Using the provided notebook, load your pun dataset from Week 3 and extract activations:

  1. Load 20-30 puns and 20-30 non-pun sentences
  2. Run each through the model and extract the residual stream at multiple layers
  3. Focus on the final token position (where the punchline lands)
  4. Store activations for analysis

Questions to consider: Should we extract from the punchline token specifically? What about the setup? Does position matter for pun representations?

Part 2: PCA Visualization (20 min)

Apply PCA to visualize whether puns and non-puns separate in activation space:

  1. Layer comparison: Create PCA plots for early (layer 5), middle (layer 15), and late (layer 25) layers
  2. Color by category: Puns in one color, non-puns in another
  3. Examine structure: Do they cluster? Is there overlap? Linear separation?
  4. Try different positions: Final token vs. middle of sentence

Discussion: At which layer do puns most clearly separate from non-puns? Is the separation clean or fuzzy? What might this tell us about how the model processes humor?

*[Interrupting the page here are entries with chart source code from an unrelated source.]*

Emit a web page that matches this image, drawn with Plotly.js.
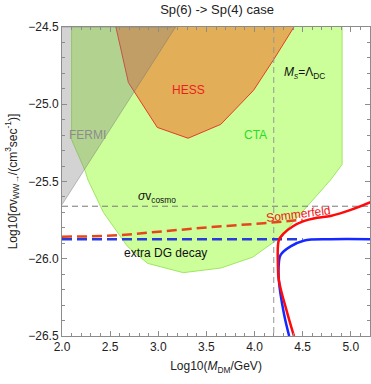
<!DOCTYPE html>
<html>
<head>
<meta charset="utf-8">
<script src="https://cdn.plot.ly/plotly-3.0.1.min.js"></script>
<style>
  body { margin: 0; background: #fff; }
  #chart { width: 371px; height: 384px; }
</style>
</head>
<body>
<div id="chart"></div>
<script>
// CTA sensitivity region (closed polygon)
const ctaX = [2.10, 2.10, 2.24, 2.27, 2.43, 2.68, 2.89, 3.26, 3.65, 3.98, 4.25, 4.79, 4.91, 4.91];
const ctaY = [-24.50, -25.23, -25.43, -25.49, -25.70, -25.92, -26.03, -26.09, -26.06, -25.99, -25.87, -25.49, -25.39, -24.50];

// HESS bound region
const hessX = [2.56, 2.69, 2.99, 3.31, 3.65, 3.99, 4.20, 4.41];
const hessY = [-24.50, -24.86, -25.15, -25.22, -25.13, -24.91, -24.71, -24.50];

// FERMI bound region
const fermiX = [2.0, 3.18, 2.0];
const fermiY = [-24.5, -24.5, -25.65];

// reference lines
const msLineX = 4.2;          // M_s = Lambda_DC
const cosmoY = -25.66;        // sigma v cosmo

// dashed curves
const sommerDashX = [2.0, 2.3, 2.6, 3.02, 3.54, 4.06, 4.5];
const sommerDashY = [-25.857, -25.855, -25.848, -25.825, -25.795, -25.772, -25.748];
const decayDashX = [2.0, 4.5];
const decayDashY = [-25.873, -25.873];

// solid curves
const sommerX = [4.41, 4.34, 4.253, 4.243, 4.253, 4.305, 4.40, 4.497, 4.65, 4.79, 5.0, 5.22];
const sommerY = [-26.5, -26.35, -26.138, -26.03, -25.88, -25.836, -25.79, -25.76, -25.735, -25.723, -25.684, -25.63];
const decayX = [4.36, 4.305, 4.253, 4.253, 4.27, 4.375, 4.51, 4.79, 5.22];
const decayY = [-26.5, -26.353, -26.138, -26.03, -25.976, -25.92, -25.883, -25.874, -25.874];

const traces = [
  { x: ctaX, y: ctaY, mode: 'lines', fill: 'toself', fillcolor: 'rgb(204,255,153)',
    line: { color: 'rgb(160,230,100)', width: 1 }, hoverinfo: 'skip' },
  { x: hessX, y: hessY, mode: 'lines', fill: 'toself', fillcolor: 'rgba(235,140,60,0.7)',
    line: { color: 'rgb(230,60,40)', width: 1 }, hoverinfo: 'skip' },
  { x: fermiX, y: fermiY, mode: 'lines', fill: 'toself', fillcolor: 'rgba(128,128,128,0.35)',
    line: { color: 'rgba(110,110,110,0.5)', width: 0.8 }, hoverinfo: 'skip' },
  { x: [msLineX, msLineX], y: [-24.5, -26.5], mode: 'lines',
    line: { color: 'rgb(150,150,150)', width: 1, dash: '6px,4px' } },
  { x: [2.0, 5.2], y: [cosmoY, cosmoY], mode: 'lines',
    line: { color: 'rgb(120,120,120)', width: 1, dash: '6px,4px' } },
  { x: sommerDashX, y: sommerDashY, mode: 'lines', line: { color: 'rgb(230,70,30)', width: 2.5, dash: '10px,5px' } },
  { x: decayDashX, y: decayDashY, mode: 'lines', line: { color: 'rgb(40,60,220)', width: 2.5, dash: '10px,5px' } },
  { x: decayX, y: decayY, mode: 'lines', line: { shape: 'spline', color: 'rgb(20,40,255)', width: 2.5 } },
  { x: sommerX, y: sommerY, mode: 'lines', line: { shape: 'spline', color: 'rgb(255,10,10)', width: 2.5 } }
];

const axisCommon = {
  showgrid: false, zeroline: false, showline: true, linecolor: 'rgb(140,140,140)', linewidth: 1,
  mirror: 'ticks', ticks: 'inside', ticklen: 5, tickcolor: 'rgb(140,140,140)',
  tickfont: { family: 'Liberation Sans, Arial, sans-serif', size: 12, color: '#222' },
  minor: { dtick: 0.1, ticks: 'inside', ticklen: 3, tickcolor: 'rgb(140,140,140)' }
};

const layout = {
  width: 371, height: 384,
  margin: { l: 62, r: 1, t: 27, b: 48 },
  paper_bgcolor: '#fff', plot_bgcolor: '#fff',
  showlegend: false,
  font: { family: 'Liberation Sans, Arial, sans-serif', color: '#222' },
  title: { text: 'Sp(6) -> Sp(4) case', x: 0.585, xanchor: 'center', y: 0.975, yanchor: 'middle',
    font: { size: 13, color: '#222' } },
  xaxis: Object.assign({}, axisCommon, {
    range: [2.0, 5.2], dtick: 0.5, tick0: 2, tickformat: '.1f',
    title: { text: 'Log10(<i>M</i><sub>DM</sub>/GeV)', font: { size: 12 }, standoff: 8 }
  }),
  yaxis: Object.assign({}, axisCommon, {
    range: [-26.5, -24.5], dtick: 0.5, tick0: -24.5, tickformat: '.1f',
    title: { text: 'Log10[<i>σ</i>v<sub>WW→</sub>/(cm<sup>3</sup>sec<sup>-1</sup>)]', font: { size: 12 }, standoff: 8 }
  }),
  annotations: [
    { x: 3.31, y: -24.91, text: 'HESS', showarrow: false, font: { size: 12, color: 'rgb(235,30,30)' } },
    { x: 4.01, y: -25.2, text: 'CTA', showarrow: false, font: { size: 12, color: 'rgb(40,220,40)' } },
    { x: 2.27, y: -25.2, text: 'FERMI', showarrow: false, font: { size: 12, color: 'rgb(140,140,140)' } },
    { x: 4.52, y: -24.8, text: '<i>M</i><sub><i>s</i></sub>=Λ<sub>DC</sub>', showarrow: false, font: { size: 12, color: '#111' } },
    { x: 2.99, y: -25.6, text: '<i>σ</i>v<sub>cosmo</sub>', showarrow: false, font: { size: 12, color: '#111' } },
    { x: 3.08, y: -25.96, text: 'extra DG decay', showarrow: false, font: { size: 12, color: '#111' } },
    { x: 4.46, y: -25.71, text: 'Sommerfeld', textangle: -7, showarrow: false, font: { size: 12, color: 'rgb(240,20,20)' } }
  ]
};

Plotly.newPlot('chart', traces, layout, { displayModeBar: false, staticPlot: true });
</script>
</body>
</html>
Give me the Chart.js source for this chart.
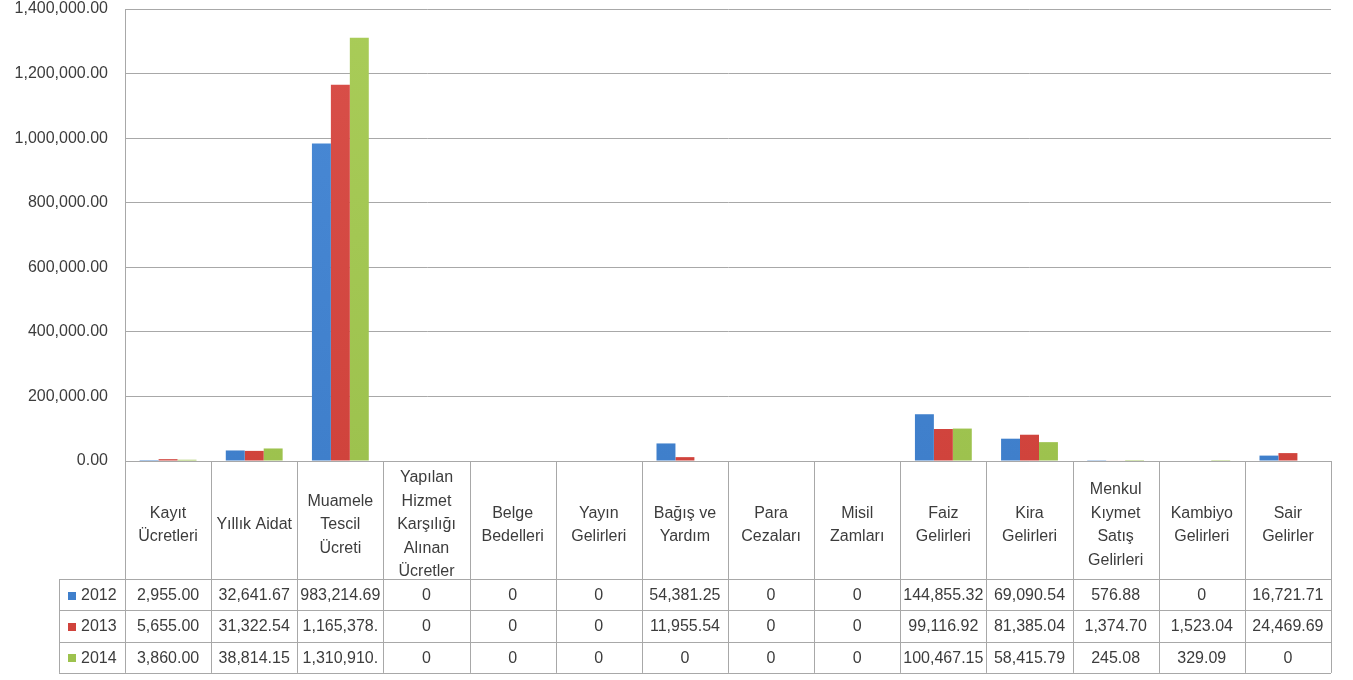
<!DOCTYPE html>
<html lang="tr">
<head>
<meta charset="UTF-8" />
<title>Gelirler 2012-2014</title>
<script src="https://cdn.jsdelivr.net/npm/chart.js"></script>
<style>
  html, body { margin: 0; padding: 0; background: #fff; }
  #wrap { width: 1353px; height: 680px; }
</style>
</head>
<body>
<div id="wrap"><canvas id="gelirChart" width="1353" height="680"></canvas></div>
<script>
// kategori basliklari (satir satir)
const categories = [
  ['Kayıt', 'Ücretleri'], ['Yıllık Aidat'], ['Muamele', 'Tescil', 'Ücreti'],
  ['Yapılan', 'Hizmet', 'Karşılığı', 'Alınan', 'Ücretler'], ['Belge', 'Bedelleri'],
  ['Yayın', 'Gelirleri'], ['Bağış ve', 'Yardım'], ['Para', 'Cezaları'], ['Misil', 'Zamları'],
  ['Faiz', 'Gelirleri'], ['Kira', 'Gelirleri'], ['Menkul', 'Kıymet', 'Satış', 'Gelirleri'],
  ['Kambiyo', 'Gelirleri'], ['Sair', 'Gelirler']
];
const years = ['2012', '2013', '2014'];
const values2012 = [2955.00, 32641.67, 983214.69, 0, 0, 0, 54381.25, 0, 0, 144855.32, 69090.54, 576.88, 0, 16721.71];
const values2013 = [5655.00, 31322.54, 1165378.00, 0, 0, 0, 11955.54, 0, 0, 99116.92, 81385.04, 1374.70, 1523.04, 24469.69];
const values2014 = [3860.00, 38814.15, 1310910.00, 0, 0, 0, 0, 0, 0, 100467.15, 58415.79, 245.08, 329.09, 0];
const yTicks = [0, 200000, 400000, 600000, 800000, 1000000, 1200000, 1400000];

const colors = ['#3f7fcb', '#d0433c', '#9dc24e'];
const colorsTop = ['#4a8ad6', '#d9504a', '#a9cc58'];
const FONT = '"Liberation Sans", Arial, sans-serif';
const TEXT = '#3c3c3c';
const LINE = '#a8a8a8';

function fmt(v) {
  if (v === 0) return '0';
  return v.toLocaleString('en-US', { minimumFractionDigits: 2, maximumFractionDigits: 2 });
}

function barFill(i) {
  return function(c) {
    const area = c.chart.chartArea;
    if (!area) return colors[i];
    const g = c.chart.ctx.createLinearGradient(0, area.top, 0, area.bottom);
    g.addColorStop(0, colorsTop[i]);
    g.addColorStop(1, colors[i]);
    return g;
  };
}

// tablo: grafik altina veri tablosu
const dataTable = {
  id: 'dataTable',
  afterDraw(chart) {
    const ctx = chart.ctx;
    const a = chart.chartArea;
    const n = categories.length;
    const colW = (a.right - a.left) / n;
    const headTop = a.bottom;
    const headBot = headTop + 118;
    const rowH = 31.3;
    const legLeft = 59;
    const series = [values2012, values2013, values2014];
    ctx.save();
    ctx.strokeStyle = LINE;
    ctx.lineWidth = 1;
    // yatay cizgiler
    ctx.beginPath();
    ctx.moveTo(a.left, headTop + 0.5); ctx.lineTo(a.right, headTop + 0.5);
    for (let r = 0; r <= 3; r++) {
      const y = Math.round(headBot + r * rowH) + 0.5;
      ctx.moveTo(legLeft, y); ctx.lineTo(a.right, y);
    }
    // dikey cizgiler
    for (let i = 0; i <= n; i++) {
      const x = Math.round(a.left + i * colW) + 0.5;
      ctx.moveTo(x, headTop); ctx.lineTo(x, headBot + 3 * rowH);
    }
    ctx.moveTo(legLeft + 0.5, headBot); ctx.lineTo(legLeft + 0.5, headBot + 3 * rowH);
    ctx.stroke();

    ctx.fillStyle = TEXT;
    ctx.font = '16px ' + FONT;
    ctx.textAlign = 'center';
    ctx.textBaseline = 'middle';
    const lh = 23.5;
    const mid = headTop + 64;
    categories.forEach((lines, i) => {
      const cx = a.left + (i + 0.5) * colW;
      const y0 = mid - (lines.length - 1) * lh / 2;
      lines.forEach((t, k) => ctx.fillText(t, cx, y0 + k * lh));
    });

    series.forEach((vals, r) => {
      const cy = headBot + (r + 0.5) * rowH + 1;
      ctx.fillStyle = colors[r];
      ctx.fillRect(68, Math.round(cy - 4), 8, 8);
      ctx.fillStyle = TEXT;
      ctx.textAlign = 'left';
      ctx.fillText(years[r], 81, cy);
      ctx.textAlign = 'center';
      vals.forEach((v, i) => {
        let s = fmt(v);
        while (ctx.measureText(s).width > colW - 4) s = s.slice(0, -1);
        ctx.fillText(s, a.left + (i + 0.5) * colW, cy);
      });
    });
    ctx.restore();
  }
};

new Chart(document.getElementById('gelirChart'), {
  type: 'bar',
  data: {
    labels: categories,
    datasets: [
      { label: years[0], data: values2012, backgroundColor: barFill(0) },
      { label: years[1], data: values2013, backgroundColor: barFill(1) },
      { label: years[2], data: values2014, backgroundColor: barFill(2) }
    ]
  },
  options: {
    responsive: false,
    animation: false,
    layout: { padding: { top: 9, right: 22, bottom: 219, left: 0 } },
    datasets: { bar: { categoryPercentage: 0.66, barPercentage: 1.0 } },
    scales: {
      x: { display: false },
      y: {
        min: 0, max: 1400000,
        afterFit(scale) { scale.width = 125; scale.paddingTop = 0; scale.paddingBottom = 0; },
        afterBuildTicks(scale) { scale.ticks = yTicks.map(v => ({ value: v })); },
        grid: { color: LINE, drawTicks: false },
        border: { color: LINE },
        ticks: {
          padding: 17,
          color: TEXT,
          font: { family: FONT, size: 16 },
          callback: v => v.toLocaleString('en-US', { minimumFractionDigits: 2, maximumFractionDigits: 2 })
        }
      }
    },
    plugins: { legend: { display: false }, tooltip: { enabled: false } }
  },
  plugins: [dataTable]
});
</script>
</body>
</html>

Part 3: Finding the "Pun Direction" (25 min)

Compute a mass mean-difference vector to find the "pun direction":

  1. Compute means:
    • mean_pun = average(activations for pun sentences)
    • mean_nonpun = average(activations for non-pun sentences)
  2. Difference vector: pun_direction = mean_pun - mean_nonpun
  3. Test the direction:
    • Project held-out examples onto pun_direction
    • Do puns have higher scores than non-puns?
    • What is the classification accuracy using this simple linear classifier?
  4. Compare layers: Which layer gives the best pun direction?

Extension: Try the same analysis for different types of puns (wordplay vs. situation comedy). Do they have different directions?

Open Pun Geometry Notebook in Colab

Code Exercise

This week's exercise provides hands-on practice with visualization techniques:

Open Exercise in Colab

Project Milestone

Due: Thursday of Week 4

Now that you have selected your model and built a benchmark, dive deep into how the model represents your concept internally. Use visualization techniques to examine geometric structure across layers and token positions.

Geometric Structure Analysis

Deliverables:

This analysis will guide your next steps: if you find a strong linear representation at specific layers/positions, that's where you'll focus causal interventions (Week 4) and probe training (Week 5).